Tamil Nadu Chief Minister MK Stalin has called on seven counterparts, including Bengal’s Mamata Banerjee and BJP-ruled Odisha’s Mohan Chandra Majhi, to join a ‘joint action committee’ of political parties against the delimitation exercise proposed by the centre.
The DMK leader has asked Kerala’s Pinarayi Vijayan, Karnataka’s Siddaramaiah, Telangana’s Revanth Reddy, Andhra Pradesh’s Chandrababu Naidu, and Puducherry’s N Rangaswamy, and Ms Banerjee and Mr Majhi for a meeting in Chennai on March 22 “to chart a collective course”.

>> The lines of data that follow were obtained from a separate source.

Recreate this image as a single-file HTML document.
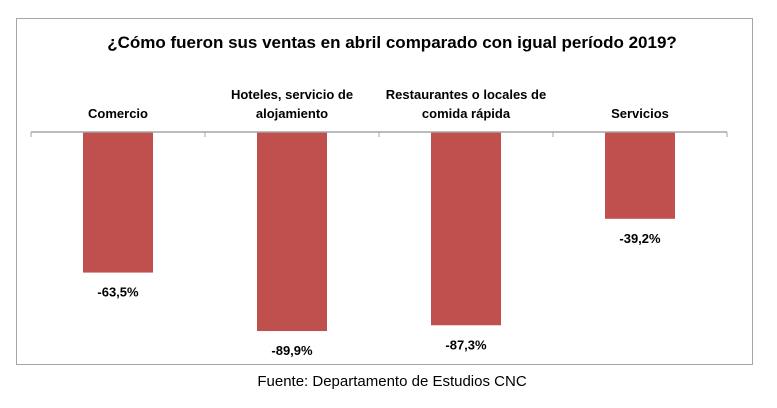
<!DOCTYPE html>
<html><head><meta charset="utf-8"><style>
body{margin:0;width:777px;height:408px;background:#fff;font-family:"Liberation Sans",sans-serif;overflow:hidden}
svg{display:block}
</style></head><body>
<svg width="777" height="408">
<rect x="16.5" y="18.5" width="736" height="346" fill="#fff" stroke="#a6a6a6"/>
<text x="392" y="48" text-anchor="middle" font-size="17" font-weight="bold" fill="#000">¿Cómo fueron sus ventas en abril comparado con igual período 2019?</text>
<g id="plot"></g>
<text x="392" y="386" text-anchor="middle" font-size="15" fill="#000">Fuente: Departamento de Estudios CNC</text>
</svg>
<script>
const categories=[["Comercio"],["Hoteles, servicio de","alojamiento"],["Restaurantes o locales de","comida rápida"],["Servicios"]];
const values=[-63.5,-89.9,-87.3,-39.2];
const valueLabels=["-63,5%","-89,9%","-87,3%","-39,2%"];
const NS="http://www.w3.org/2000/svg";
const g=document.getElementById("plot");
const x0=31,x1=727,y0=132,ppu=2.214;
const bw=(x1-x0)/categories.length;
const yScale=v=>y0-v*ppu;
function mk(t,a){const e=document.createElementNS(NS,t);for(const k in a)e.setAttribute(k,a[k]);g.appendChild(e);return e;}
values.forEach((v,i)=>{
  const cx=x0+bw*(i+0.5);
  const r=mk("rect",{x:cx-35,y:y0,width:70,height:yScale(v)-y0,fill:"#c0504d"});
  
  
  const t=mk("text",{x:cx,y:yScale(v)+24,"text-anchor":"middle","font-size":"13","font-weight":"bold"});
  t.textContent=valueLabels[i];
  
  
  const lines=categories[i];
  lines.forEach((ln,j)=>{
    const c=mk("text",{x:cx,y:y0-14-(lines.length-1-j)*19,"text-anchor":"middle","font-size":"13","font-weight":"bold"});
    c.textContent=ln;
    
    
  });
});
const ax=mk("line",{x1:x0,x2:x1,y1:y0,y2:y0,stroke:"#a6a6a6","stroke-width":"1.5"});


for(let i=0;i<=categories.length;i++){
  const tk=mk("line",{x1:x0+bw*i,x2:x0+bw*i,y1:y0,y2:y0+5,stroke:"#a6a6a6"});
  
  
}
</script>
</body></html>
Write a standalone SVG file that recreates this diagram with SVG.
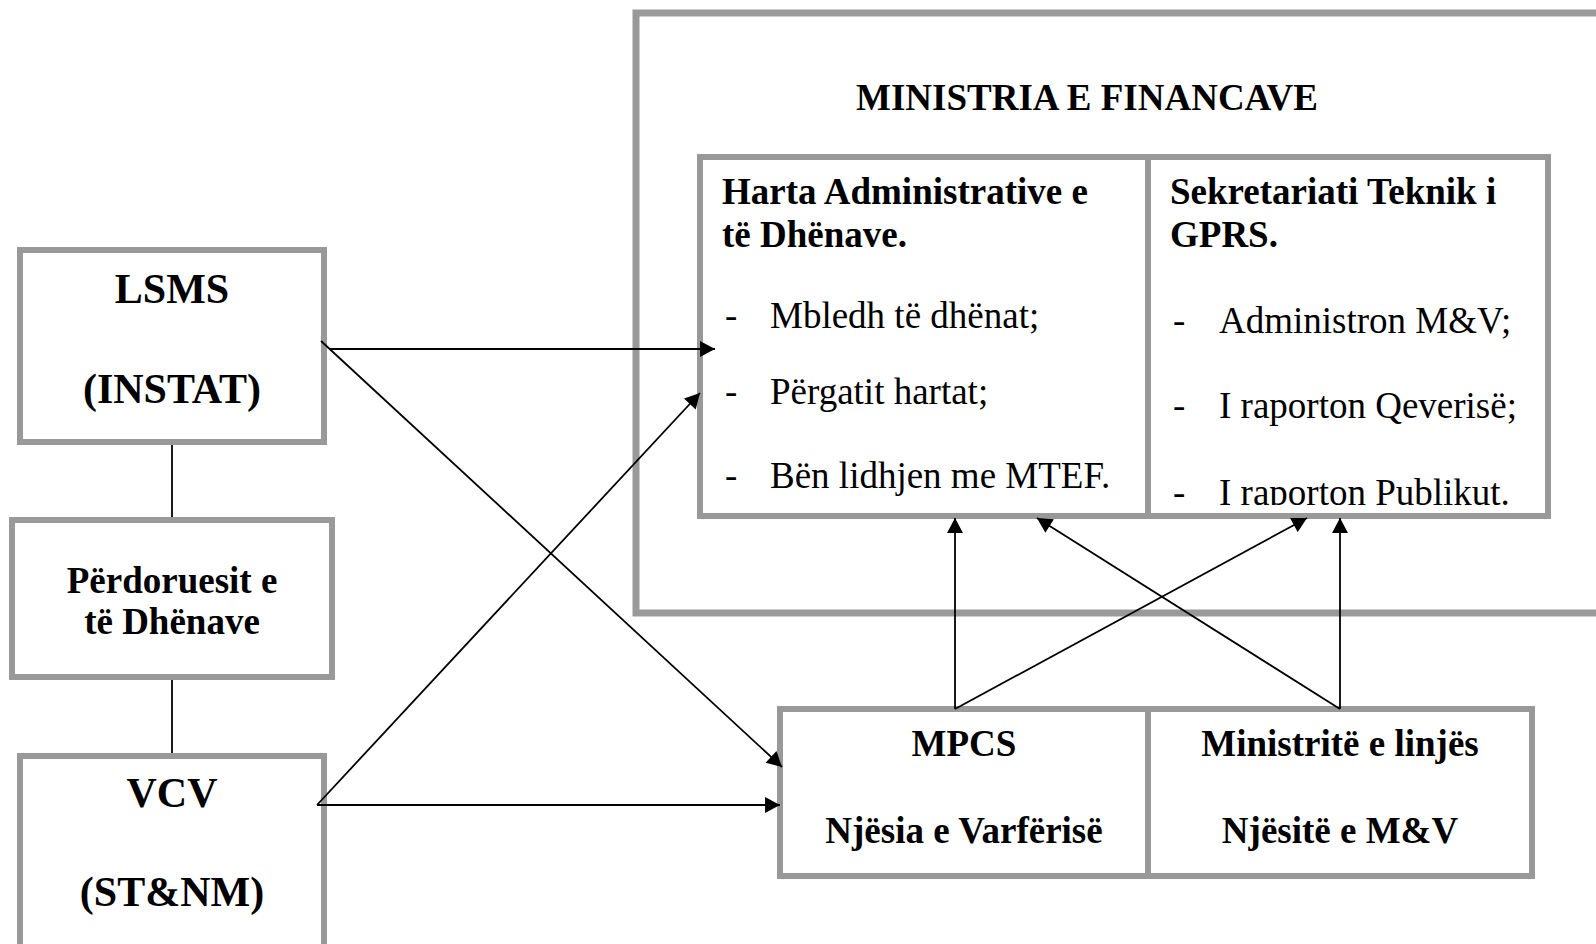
<svg xmlns="http://www.w3.org/2000/svg" width="1596" height="944" viewBox="0 0 1596 944">
<defs>
<style>
.box{fill:#fff;stroke:#999;stroke-width:6}
.div{stroke:#999;stroke-width:6}
.b{font-family:"Liberation Serif","Times New Roman",serif;font-weight:bold;fill:#000}
.r{font-family:"Liberation Serif","Times New Roman",serif;fill:#000}
.big{font-size:42px}
.med{font-size:37px}
.c{text-anchor:middle}
.ln{stroke:#000;stroke-width:1.8;fill:none}
.arr{stroke:#000;stroke-width:1.8;fill:none;marker-end:url(#ah)}
</style>
<marker id="ah" markerUnits="userSpaceOnUse" markerWidth="16" markerHeight="16" viewBox="0 0 14 15" refX="14" refY="7.5" orient="auto">
<path d="M0,0 L14,7.5 L0,15 z" fill="#000"/>
</marker>
<clipPath id="clipRight"><rect x="1150" y="160" width="396" height="345"/></clipPath>
</defs>
<rect width="1596" height="944" fill="#fff"/>

<g id="ministria">
<rect class="box" x="636" y="13" width="1000" height="600" style="stroke-width:7"/>
<text class="b med c" x="1087" y="110">MINISTRIA E FINANCAVE</text>
</g>

<g id="harta-sekretariati">
<rect class="box" x="700" y="157" width="848" height="359"/>
<line class="div" x1="1148" y1="157" x2="1148" y2="516"/>
</g>

<g id="harta">
<text class="b med" x="722" y="204">Harta Administrative e</text>
<text class="b med" x="722" y="247">të Dhënave.</text>
<text class="r med" x="725" y="328">-</text>
<text class="r med" x="770" y="328">Mbledh të dhënat;</text>
<text class="r med" x="725" y="404">-</text>
<text class="r med" x="770" y="404">Përgatit hartat;</text>
<text class="r med" x="725" y="488">-</text>
<text class="r med" x="770" y="488">Bën lidhjen me MTEF.</text>
</g>

<g id="sekretariati">
<text class="b med" x="1170" y="204">Sekretariati Teknik i</text>
<text class="b med" x="1170" y="247">GPRS.</text>
<text class="r med" x="1173" y="333">-</text>
<text class="r med" x="1219" y="333">Administron M&amp;V;</text>
<text class="r med" x="1173" y="418">-</text>
<text class="r med" x="1219" y="418">I raporton Qeverisë;</text>
<g clip-path="url(#clipRight)">
<text class="r med" x="1173" y="505">-</text>
<text class="r med" x="1219" y="505">I raporton Publikut.</text>
</g>
</g>

<g id="lsms">
<rect class="box" x="20" y="250" width="304" height="192"/>
<text class="b big c" x="172" y="303">LSMS</text>
<text class="b big c" x="172" y="403">(INSTAT)</text>
</g>

<g id="perdoruesit">
<rect class="box" x="12" y="520" width="320" height="157"/>
<text class="b med c" x="172" y="593">Përdoruesit e</text>
<text class="b med c" x="172" y="634">të Dhënave</text>
</g>

<g id="vcv">
<rect class="box" x="20" y="756" width="304" height="250"/>
<text class="b big c" x="172" y="807">VCV</text>
<text class="b big c" x="172" y="906">(ST&amp;NM)</text>
</g>

<g id="mpcs-ministrite">
<rect class="box" x="780" y="709" width="752" height="167"/>
<line class="div" x1="1148" y1="709" x2="1148" y2="876"/>
</g>

<g id="mpcs">
<text class="b med c" x="964" y="756">MPCS</text>
<text class="b med c" x="964" y="843">Njësia e Varfërisë</text>
</g>

<g id="ministrite">
<text class="b med c" x="1340" y="756">Ministritë e linjës</text>
<text class="b med c" x="1340" y="843">Njësitë e M&amp;V</text>
</g>

<g id="connectors">
<line class="ln" x1="172" y1="445" x2="172" y2="517"/>
<line class="ln" x1="172" y1="680" x2="172" y2="753"/>
<path class="arr" d="M330,349 H715"/>
<path class="arr" d="M321,341 L782,767"/>
<path class="arr" d="M317,805 L700,393"/>
<path class="arr" d="M317,805 H780"/>
<path class="arr" d="M955,709 V518"/>
<path class="arr" d="M955,709 L1307,518"/>
<path class="arr" d="M1340,709 L1037,518"/>
<path class="arr" d="M1340,709 V518"/>
</g>
</svg>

Mr Stalin and his government have been vociferously protesting against the centre’s ‘imposition of Hindi’ and the delimitation exercise, arguing neither is necessary and, combined, amount to an attack on the federal nature of the Constitution and on the Tamil people and language.
The centre has refused both charges, countering the ‘imposition’ claims by saying its education policy and the three-language formula does not force any student to study Hindi, and criticism of delimitation by insisting Tamil Nadu and the southern states will not be disadvantaged.
Stalin’s Letter To 7 Chief Ministers
Mr Stalin’s proposed meeting is expected to address the latter, which the Tamil Nadu leader warned could diminish the influence of states that have managed to control population levels.
In his letter, he pointed out delimitation exercises after 1976 were frozen by a 2002 amendment, passed when the BJP’s Atal Bihari Vajpayee was Prime Minister – that said changes to the overall number of Lok Sabha seats – now 543 – would be frozen till at least 2026.
However, the centre’s plan for a delimitation now means states that have controlled population could face a reduction in the number of Lok Sabha seats allotted, while others, such as BJP-ruled states in the north, will get more seats because of vastly increased populations.
“Delimitation math is simple and sobering. Reports suggest the exercise is being considered based on population (and) with two potential approaches. In the first case, the existing 543 seats will be redistributed. In the second, the total number could be increased beyond 800.”
“In both scenarios, states that have successfully implemented population control measures stand to lose significantly if the exercise is based on post-2026 population levels,” Mr Stalin wrote, “We should not be penalised for effectively controlling population growth…”
The Tamil Nadu Chief Minister was also critical of ‘assurances’ provided by Union Home Minister Amit Shah, who insisted the southern states would not lose a single Lok Sabha seat.
Mr Stalin, though, was not convinced, pointing out the Home Minister had not also said northern states, or any others, would not get more instead, thereby still reducing the importance of Tamil Nadu, which is among the highest contributors to the Indian economy.
The letter follows an appeal this week to Prime Minister Narendra Modi.
Mr Stalin had asked Mr Modi to ensure that delimitation, if to be done now, is based on 1971 population data and then frozen for 30 years to motivate other states to control growth.
This was part of a resolution tabled by Tamil political parties, a meeting the BJP and its local allies boycotted. Actor Vijay’s TVK, seen as a dark horse for next year’s state election, attended.
The resolution also sought assurances that any increase in number of MPs will be based on the same proportion – MPs to states – as laid out based the 1971 census.
The delimitation row has gathered pace in the build-up to the next election, with DMK leaders even urging newlywed couples to have more children to up the state’s population count.